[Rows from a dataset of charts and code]

◆ ◆ ◆ ◆ ◆ ◆ ◆

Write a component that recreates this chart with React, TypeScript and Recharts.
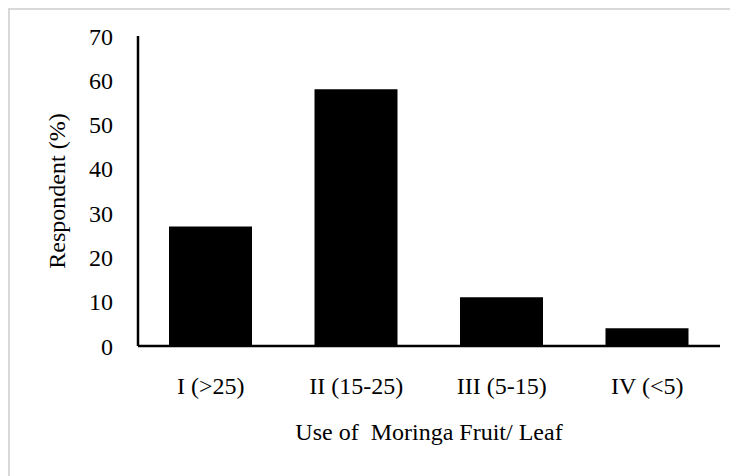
import React from 'react';
import { BarChart, Bar, XAxis, YAxis } from 'recharts';

const categories = ['I (>25)', 'II (15-25)', 'III (5-15)', 'IV (<5)'];
const respondents = [27, 58, 11, 4];
const yTicks = [0, 10, 20, 30, 40, 50, 60, 70];

const data = categories.map((name, i) => ({ name, value: respondents[i] }));

const FONT = 'Liberation Serif, Times New Roman, Tinos, DejaVu Serif, serif';

const YTitle = (props: any) => {
  const { viewBox } = props;
  const cx = 47;
  const cy = viewBox.y + viewBox.height / 2;
  return (
    <text
      x={cx}
      y={cy}
      dy="0.35em"
      textAnchor="middle"
      transform={`rotate(-90, ${cx}, ${cy})`}
      style={{ fontFamily: FONT, fontSize: 24 }}
      fill="#000"
    >
      Respondent (%)
    </text>
  );
};

const App = () => {
  return (
    <div
      style={{
        position: 'relative',
        width: 730,
        height: 468,
        boxSizing: 'border-box',
        borderLeft: '2px solid #d9d9d9',
        borderTop: '2px solid #d9d9d9',
        background: '#fff',
        fontFamily: FONT,
      }}
    >
      <BarChart
        width={728}
        height={466}
        data={data}
        margin={{ top: 26, right: 18, left: 0, bottom: 0 }}
        style={{ fontFamily: FONT }}
      >
        <XAxis
          dataKey="name"
          height={130}
          axisLine={{ stroke: '#000', strokeWidth: 2.5 }}
          tickLine={false}
          tickSize={0}
          tickMargin={31}
          interval={0}
          tick={{ fontSize: 24, fill: '#000', style: { fontFamily: FONT } }}
          label={{
            value: 'Use of \u00a0Moringa Fruit/ Leaf',
            position: 'insideBottom',
            offset: 36,
            fontSize: 24,
            fill: '#000',
            style: { fontFamily: FONT },
          }}
        />
        <YAxis
          width={128}
          domain={[0, 70]}
          ticks={yTicks}
          interval={0}
          axisLine={{ stroke: '#000', strokeWidth: 2.5 }}
          tickLine={false}
          tickSize={0}
          tickMargin={25}
          tick={{ fontSize: 24, fill: '#000', style: { fontFamily: FONT } }}
          label={{ content: YTitle }}
        />
        <Bar dataKey="value" fill="#000" barSize={83} isAnimationActive={false} />
      </BarChart>
    </div>
  );
};

export default App;
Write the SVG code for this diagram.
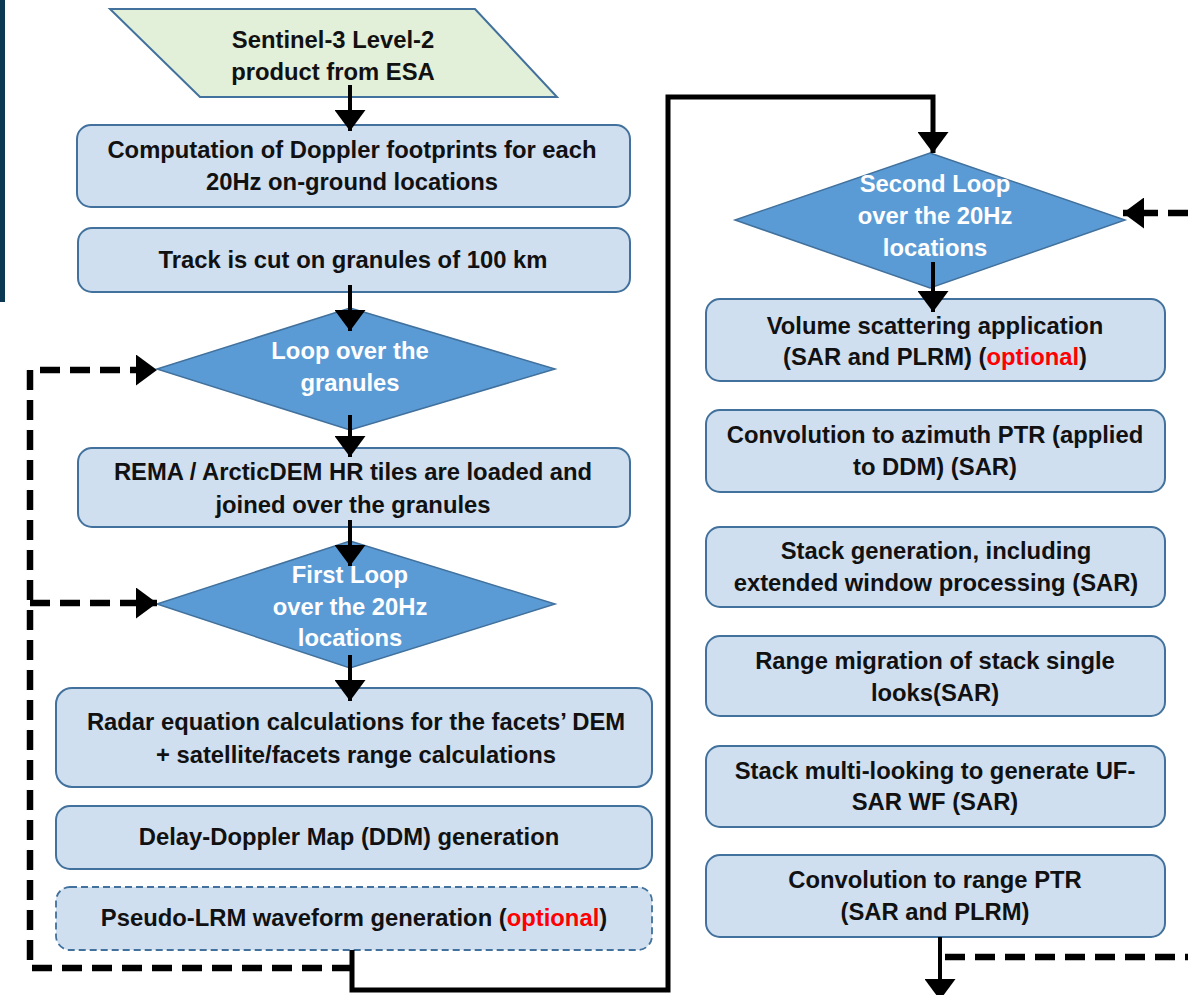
<svg xmlns="http://www.w3.org/2000/svg" width="1188" height="995" viewBox="0 0 1188 995">
<defs>
<style>
.box{fill:#cfdff0;stroke:#41719c;stroke-width:2}
.dbox{fill:#cfdff0;stroke:#41719c;stroke-width:1.8;stroke-dasharray:7,4}
.dia{fill:#5b9bd5;stroke:#41719c;stroke-width:1.5}
.para{fill:#e2efd9;stroke:#41719c;stroke-width:2}
text{font-family:"Liberation Sans",Arial,sans-serif;font-weight:bold;font-size:23.8px;text-anchor:middle;fill:#111}
.w{fill:#ffffff}
.red{fill:#ff0000}
.arr{fill:none;stroke:#000;stroke-width:4}
.loop{fill:none;stroke:#000;stroke-width:5}
.dash{fill:none;stroke:#000;stroke-width:6.5;stroke-dasharray:20,10}
</style>
<marker id="ah" markerUnits="userSpaceOnUse" viewBox="0 0 21 31" refX="21" refY="15.5" markerWidth="21" markerHeight="31" orient="auto">
<path d="M0,0 L21,15.5 L0,31 z" fill="#000"/>
</marker>
</defs>
<rect x="0" y="0" width="5" height="302" fill="#0b3954"/>

<g id="n_input">
<polygon class="para" points="110,9 475,9 557,97 200,97"/>
<text x="333" y="48">Sentinel-3 Level-2</text>
<text x="333" y="80">product from ESA</text>
</g>
<g id="n_doppler">
<rect class="box" x="77" y="125" width="553" height="82" rx="14"/>
<text x="352" y="158">Computation of Doppler footprints for each</text>
<text x="352" y="190">20Hz on-ground locations</text>
</g>
<g id="n_track">
<rect class="box" x="78" y="228" width="552" height="64" rx="14"/>
<text x="353" y="268">Track is cut on granules of 100 km</text>
</g>
<g id="n_loop_granules">
<polygon class="dia" points="350,308 555,369 350,430 157,369"/>
<text class="w" x="350" y="359">Loop over the</text>
<text class="w" x="350" y="391">granules</text>
</g>
<g id="n_rema">
<rect class="box" x="78" y="448" width="552" height="79" rx="14"/>
<text x="353" y="480">REMA / ArcticDEM HR tiles are loaded and</text>
<text x="353" y="513">joined over the granules</text>
</g>
<g id="n_first_loop">
<polygon class="dia" points="350,541 555,604 350,668 157,604"/>
<text class="w" x="350" y="583">First Loop</text>
<text class="w" x="350" y="615">over the 20Hz</text>
<text class="w" x="350" y="646">locations</text>
</g>
<g id="n_radar">
<rect class="box" x="56" y="688" width="596" height="99" rx="16"/>
<text x="356" y="730">Radar equation calculations for the facets’ DEM</text>
<text x="356" y="763">+ satellite/facets range calculations</text>
</g>
<g id="n_ddm">
<rect class="box" x="56" y="806" width="596" height="63" rx="14"/>
<text x="349" y="845">Delay-Doppler Map (DDM) generation</text>
</g>
<g id="n_plrm">
<rect class="dbox" x="56" y="887" width="596" height="63" rx="14"/>
<text x="354" y="926">Pseudo-LRM waveform generation (<tspan class="red">optional</tspan>)</text>
</g>

<g id="n_second_loop">
<polygon class="dia" points="930,153 1125,220 930,288 735,220"/>
<text class="w" x="935" y="192">Second Loop</text>
<text class="w" x="935" y="224">over the 20Hz</text>
<text class="w" x="935" y="256">locations</text>
</g>
<g id="n_volume">
<rect class="box" x="706" y="299" width="459" height="82" rx="14"/>
<text x="935" y="334">Volume scattering application</text>
<text x="935" y="365">(SAR and PLRM) (<tspan class="red">optional</tspan>)</text>
</g>
<g id="n_conv_az">
<rect class="box" x="706" y="410" width="459" height="82" rx="14"/>
<text x="935" y="443">Convolution to azimuth PTR (applied</text>
<text x="935" y="475">to DDM) (SAR)</text>
</g>
<g id="n_stack">
<rect class="box" x="706" y="527" width="459" height="80" rx="14"/>
<text x="936" y="559">Stack generation, including</text>
<text x="936" y="591">extended window processing (SAR)</text>
</g>
<g id="n_rmc">
<rect class="box" x="706" y="636" width="459" height="80" rx="14"/>
<text x="935" y="669">Range migration of stack single</text>
<text x="935" y="701">looks(SAR)</text>
</g>
<g id="n_multilook">
<rect class="box" x="706" y="746" width="459" height="81" rx="14"/>
<text x="935" y="779">Stack multi-looking to generate UF-</text>
<text x="935" y="810">SAR WF (SAR)</text>
</g>
<g id="n_conv_range">
<rect class="box" x="706" y="855" width="459" height="82" rx="14"/>
<text x="935" y="888">Convolution to range PTR</text>
<text x="935" y="920">(SAR and PLRM)</text>
</g>

<g id="connectors">
<path class="arr" d="M350,85 L350,131" marker-end="url(#ah)"/>
<path class="arr" d="M350,285 L350,331" marker-end="url(#ah)"/>
<path class="arr" d="M350,415 L350,457" marker-end="url(#ah)"/>
<path class="arr" d="M350,520 L350,566" marker-end="url(#ah)"/>
<path class="arr" d="M350,655 L350,701" marker-end="url(#ah)"/>
<path class="arr" d="M933,262 L933,312" marker-end="url(#ah)"/>
<path class="loop" d="M352,950 L352,990 L668,990 L668,97 L933,97 L933,153" marker-end="url(#ah)"/>
<path class="arr" d="M940,937 L940,1000" marker-end="url(#ah)"/>
<path class="dash" d="M945,957 L1188,957"/>
<path class="dash" d="M1188,213 L1123,213" marker-end="url(#ah)"/>
<path class="dash" d="M352,968 L30,968 L30,370 L157,370" marker-end="url(#ah)"/>
<path class="dash" d="M30,603 L157,603" marker-end="url(#ah)"/>
</g>
</svg>
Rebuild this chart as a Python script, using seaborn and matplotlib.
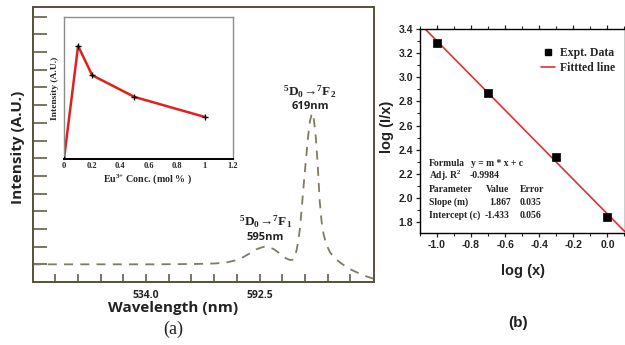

◆ ◆ ◆ ◆ ◆ ◆ ◆

SHORT EXERCISE: Print the entries as they stand, first line through the line holding "const FONT = 'Liberation", with every picture removed.

COMPLETE OUTPUT:
Write a component that recreates this chart with React, TypeScript and Recharts.
import React from 'react';
import { BarChart, Bar, XAxis, YAxis } from 'recharts';

const categories = ['I (>25)', 'II (15-25)', 'III (5-15)', 'IV (<5)'];
const respondents = [27, 58, 11, 4];
const yTicks = [0, 10, 20, 30, 40, 50, 60, 70];

const data = categories.map((name, i) => ({ name, value: respondents[i] }));

const FONT = 'Liberation Serif, Times New Roman, Tinos, DejaVu Serif, serif';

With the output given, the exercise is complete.